Fully explain your ideas

To get an excellent score in the IELTS Task 2 writing section, one of the easiest and most effective tips is structuring your writing in the most solid format. A great argument essay structure may be divided to four paragraphs, in which comprises of four sentences (excluding the conclusion paragraph, which comprises of three sentences).

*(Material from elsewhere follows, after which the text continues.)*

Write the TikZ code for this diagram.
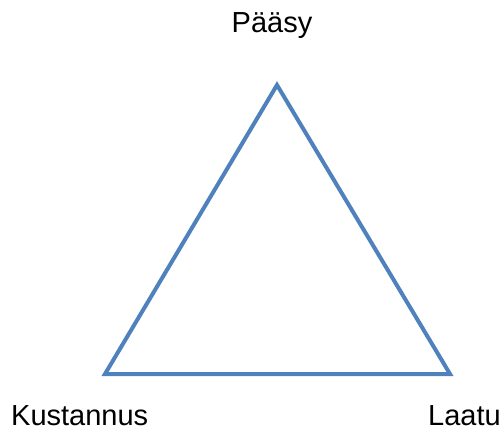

For we to consider an essay structure a great one, it should be looking like this:

  • Paragraph 1 - Introduction
    • Sentence 1 - Background statement
    • Sentence 2 - Detailed background statement
    • Sentence 3 - Thesis
    • Sentence 4 - Outline sentence
  • Paragraph 2 - First supporting paragraph
    • Sentence 1 - Topic sentence
    • Sentence 2 - Example
    • Sentence 3 - Discussion
    • Sentence 4 - Conclusion
  • Paragraph 3 - Second supporting paragraph
    • Sentence 1 - Topic sentence
    • Sentence 2 - Example
    • Sentence 3 - Discussion
    • Sentence 4 - Conclusion
  • Paragraph 4 - Conclusion
    • Sentence 1 - Summary
    • Sentence 2 - Restatement of thesis
    • Sentence 3 - Prediction or recommendation

Our recommended essay structure above comprises of fifteen (15) sentences, which will make your essay approximately 250 to 275 words.